Google DeepMind has officially designated the Interactions API as the default interface for all Gemini models and agents, marking a fundamental shift in how developers build with Google's AI. By replacing the legacy generateContent interface, Google is pivoting from simple text-in/text-out interactions toward a complex, multi-step framework designed specifically for autonomous agency.

Moving Beyond Simple Chat to Autonomous Agents

For much of the generative AI era, developers relied on the generateContent method, which was optimized for stateless, single-turn responses. The transition to the Interactions API signifies Google's commitment to "Agentic AI"—systems that don't just talk, but act.

According to Logan Kilpatrick, Google’s developer relations lead, this API "sets the stage for the new era of Agents." The shift allows for features that were previously difficult to implement, such as Managed Agents equipped with their own Linux sandboxes. This enables models to execute code in secure, isolated environments, making them capable of performing complex computational tasks rather than just predicting the next token.

Advanced Capabilities: Tool Chaining and Background Execution

The Interactions API introduces a suite of high-level capabilities that transform Gemini from a chatbot into a functional assistant. Key technical enhancements include:

  • Tool Chaining: Seamless integration with Google Search and Google Maps allows agents to ground their actions in real-world data.
  • Long-running Tasks: The API supports background execution, allowing agents to work on complex workflows without requiring a constant, active connection from the client.
  • Multimodal Generation: Developers can now orchestrate the generation of images, music, and speech directly through the agentic workflow.
  • State Management: The API handles the complexity of multi-step reasoning, allowing agents to maintain context across diverse tool uses and external calls.

A Simplified Schema and Optimized Execution Modes

Google has also streamlined the technical architecture of the API to make it more intuitive for developers. The traditional role-based structure (using labels like "user" and "model") has been replaced by a system of typed "steps." In this new schema, every discrete action—from a user prompt to a function call and a subsequent tool response—is treated as a defined step in a sequence.

To address the economic and performance needs of different applications, Google has introduced two distinct execution modes:

  • Flex Mode: Optimized for cost-efficiency, offering a 50 percent reduction in expenses for developers running large-scale or non-urgent tasks.
  • Priority Mode: Optimized for low latency, ensuring that speed-critical applications receive the fastest possible inference.

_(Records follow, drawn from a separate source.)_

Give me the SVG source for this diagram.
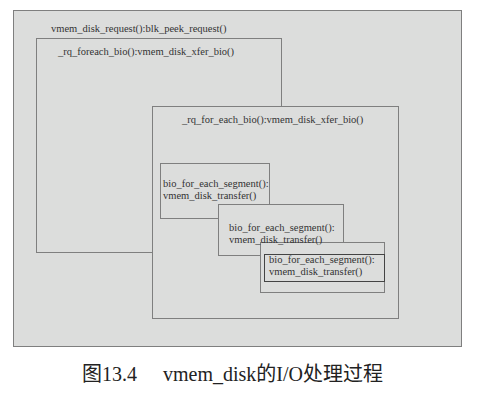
<svg xmlns="http://www.w3.org/2000/svg" width="503" height="408" viewBox="0 0 503 408">
<style>
.box{fill:#dcdddc;stroke:#7f7f7f;stroke-width:1}
.dark{fill:#dcdddc;stroke:#444;stroke-width:1}
.t{font-family:"Liberation Serif","Times New Roman",serif;font-size:10.5px;fill:#333}
.cap{font-family:"Liberation Serif","Noto Sans CJK SC",serif;font-size:20px;fill:#222}
</style>
<rect width="503" height="408" fill="#fff"/>
<g id="request">
<rect class="box" x="13.5" y="10.5" width="448" height="336"/>
<text class="t" x="51" y="32">vmem_disk_request():blk_peek_request()</text>
</g>
<g id="foreach1">
<rect class="box" x="36.5" y="38.5" width="245" height="214"/>
<text class="t" x="58" y="55">_rq_foreach_bio():vmem_disk_xfer_bio()</text>
</g>
<g id="foreach2">
<rect class="box" x="152.5" y="106.5" width="246" height="212"/>
<text class="t" x="182" y="123">_rq_for_each_bio():vmem_disk_xfer_bio()</text>
</g>
<g id="seg1">
<rect class="box" x="160.5" y="163.5" width="109" height="55"/>
</g>
<g id="seg2">
<rect class="box" x="218.5" y="204.5" width="125" height="51"/>
</g>
<g id="seg3">
<rect class="box" x="260.5" y="242.5" width="124" height="50"/>
<rect class="dark" x="264.5" y="254.5" width="120" height="27"/>
</g>
<g id="seg1-label">
<text class="t" x="163" y="187">bio_for_each_segment():</text>
<text class="t" x="163" y="199">vmem_disk_transfer()</text>
</g>
<g id="seg2-label">
<text class="t" x="229" y="231">bio_for_each_segment():</text>
<text class="t" x="229" y="243">vmem_disk_transfer()</text>
</g>
<g id="seg3-label">
<text class="t" x="269" y="263">bio_for_each_segment():</text>
<text class="t" x="269" y="275">vmem_disk_transfer()</text>
</g>
<g id="connectors"></g>
<text class="cap" x="82" y="381">图13.4</text>
<text class="cap" x="163" y="381">vmem_disk的I/O处理过程</text>
</svg>
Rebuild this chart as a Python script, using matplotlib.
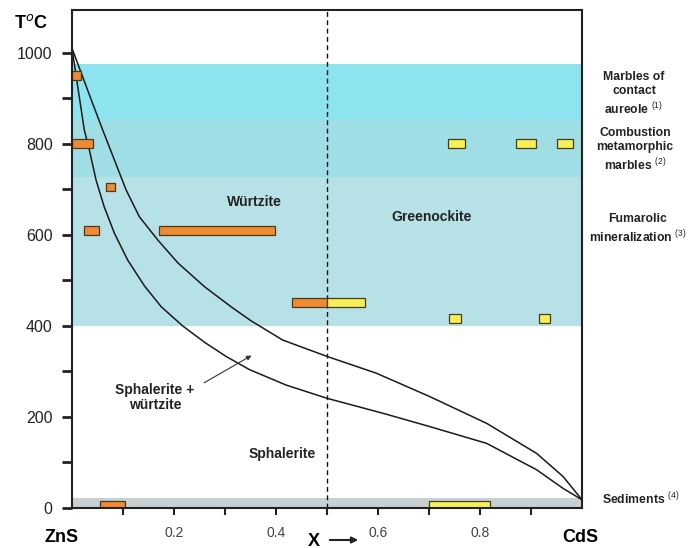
import matplotlib
matplotlib.use("Agg")
import matplotlib.pyplot as plt

plt.rcParams["font.family"] = ["Liberation Sans", "DejaVu Sans"]
plt.rcParams["mathtext.fontset"] = "custom"
plt.rcParams["mathtext.rm"] = "Liberation Sans"

# phase boundaries (X = CdS fraction, T in deg C)
upper_x = [0.0, 0.02, 0.04, 0.06, 0.083, 0.106, 0.132, 0.168, 0.208, 0.26, 0.312, 0.35,
           0.413, 0.5, 0.597, 0.701, 0.813, 0.911, 0.963, 1.0]
upper_t = [1010, 950, 890, 831, 765, 699, 640, 589, 538, 486, 442, 412,
           369, 333, 296, 245, 186, 120, 69, 18]
lower_x = [0.0, 0.01, 0.024, 0.034, 0.047, 0.063, 0.083, 0.109, 0.142, 0.175, 0.217, 0.26,
           0.302, 0.348, 0.42, 0.5, 0.61, 0.701, 0.813, 0.911, 0.963, 1.0]
lower_t = [1010, 935, 831, 787, 721, 662, 604, 545, 488, 442, 400, 364,
           333, 304, 270, 241, 208, 179, 142, 84, 43, 18]

# occurrence bands (T ranges)
band_names = ["contact", "combustion", "fumarolic", "sediments"]
band_lo = [853, 727, 400, 0]
band_hi = [975, 853, 727, 22]

# measured compositions: ZnS-rich (orange) and CdS-rich (yellow)
orange_x0 = [0.0, 0.0, 0.066, 0.024, 0.171, 0.432, 0.054]
orange_x1 = [0.017, 0.042, 0.084, 0.052, 0.399, 0.5, 0.104]
orange_lo = [940, 790, 697, 600, 600, 442, 0]
orange_hi = [960, 810, 715, 620, 620, 462, 16]

yellow_x0 = [0.5, 0.737, 0.87, 0.95, 0.739, 0.916, 0.70]
yellow_x1 = [0.574, 0.771, 0.91, 0.982, 0.762, 0.937, 0.82]
yellow_lo = [442, 790, 790, 790, 406, 406, 0]
yellow_hi = [462, 810, 810, 810, 426, 426, 16]

ytick_vals = [0, 200, 400, 600, 800, 1000]
xtick_vals = [0.2, 0.4, 0.6, 0.8]

W, H = 688, 548


def fx(px):
    return px / W


def fy(py):
    return 1 - py / H


fig = plt.figure(figsize=(6.88, 5.48), dpi=100)
ax = fig.add_axes([fx(72), fy(508), fx(582) - fx(72), fy(10) - fy(508)])
ax.set_xlim(0, 1)
ax.set_ylim(0, 1094)

band_colors = ["#8ee4ee", "#a0dee6", "#b6e1e6", "#c9d0d1"]
for lo, hi, c in zip(band_lo, band_hi, band_colors):
    ax.axhspan(lo, hi, color=c, lw=0, zorder=0)

ax.axvline(0.5, color="#111111", lw=1.0, ls=(0, (3.5, 2.5)), zorder=2)

ax.plot(upper_x, upper_t, color="#1a1a1a", lw=1.1, zorder=3)
ax.plot(lower_x, lower_t, color="#1a1a1a", lw=1.1, zorder=3)

for x0s, x1s, los, his, col in [
    (orange_x0, orange_x1, orange_lo, orange_hi, "#f08a30"),
    (yellow_x0, yellow_x1, yellow_lo, yellow_hi, "#f6f055"),
]:
    widths = [b - a for a, b in zip(x0s, x1s)]
    heights = [b - a for a, b in zip(los, his)]
    ax.bar(x0s, heights, width=widths, bottom=los, align="edge",
           color=col, edgecolor="#4a3a20", linewidth=0.9, zorder=4)

# axes styling
for s in ax.spines.values():
    s.set_linewidth(1.5)
    s.set_color("#222222")
    s.set_zorder(6)

ax.set_yticks(range(0, 1001, 100))
ax.set_yticklabels([str(v) if v in ytick_vals else "" for v in range(0, 1001, 100)])
ax.tick_params(axis="y", length=7, width=2, pad=7, labelsize=11.5, colors="#222222")
xt = [0.1 * i for i in range(1, 10)]
ax.set_xticks(xt)
ax.set_xticklabels([f"{v:.1f}" if any(abs(v - t) < 1e-6 for t in xtick_vals) else "" for v in xt])
ax.tick_params(axis="x", length=5, width=1.5, pad=8, labelsize=10, labelcolor="#444444", color="#222222")

# phase labels
txt = dict(fontweight="bold", color="#222222", ha="center", va="center", zorder=5)
ax.text(0.358, 672, "Würtzite", fontsize=10, **txt)
ax.text(0.705, 640, "Greenockite", fontsize=10, **txt)
ax.text(0.163, 242, "Sphalerite +\nwürtzite", fontsize=10, linespacing=1.1, **txt)
ax.text(0.412, 119, "Sphalerite", fontsize=10, **txt)
ax.annotate("", xy=(0.352, 335), xytext=(0.259, 275),
            arrowprops=dict(arrowstyle="-|>", color="#333333", lw=0.8,
                            mutation_scale=7, shrinkA=0, shrinkB=0), zorder=5)

# occurrence labels on the right
rtxt = dict(fontweight="bold", color="#222222", ha="center", va="center",
            multialignment="center", fontsize=8.8, linespacing=1.25)
fig.text(fx(634), fy(94), "Marbles of\ncontact\naureole $^{(1)}$", **rtxt)
fig.text(fx(635), fy(150), "Combustion\nmetamorphic\nmarbles $^{(2)}$", **rtxt)
fig.text(fx(638), fy(229), "Fumarolic\nmineralization $^{(3)}$", **rtxt)
fig.text(fx(602), fy(499), "Sediments $^{(4)}$", fontweight="bold", color="#222222",
         ha="left", va="center", fontsize=8.8)

# corner labels
fig.text(fx(31), fy(23), "T$^{o}$C", fontsize=13, fontweight="bold", ha="center", va="center")
fig.text(fx(62), fy(538), "ZnS", fontsize=13, fontweight="bold", ha="center", va="center")
fig.text(fx(580), fy(538), "CdS", fontsize=13, fontweight="bold", ha="center", va="center")
fig.text(fx(314), fy(541), "X", fontsize=13, fontweight="bold", ha="center", va="center")
fig.patches.append(matplotlib.patches.FancyArrowPatch(
    (fx(327), fy(540)), (fx(361), fy(540)), transform=fig.transFigure,
    arrowstyle="-|>", mutation_scale=9, color="#222222", lw=1.5))

fig.savefig("out.png", dpi=100)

Why This Matters for the AI Ecosystem

This move signals that the industry is moving past the "chatbot" phase and into the "agent" phase. By standardizing on an API built for tool use, sandboxed execution, and long-running processes, Google is providing the infrastructure necessary for autonomous software that can navigate the web, manage files, and execute code. For developers, this means less time spent managing state and more time building complex, reliable AI workflows.

Key Takeaways

  • API Transition: The Interactions API replaces generateContent as the default for Gemini, enabling advanced agentic features like Linux sandboxing and tool chaining.
  • New Execution Modes: Developers can now choose between Flex mode (50% cost savings) and Priority mode (optimized for speed).
  • Structural Shift: The API moves from a "user/model" role structure to a "typed steps" schema, better reflecting the multi-step nature of autonomous agents.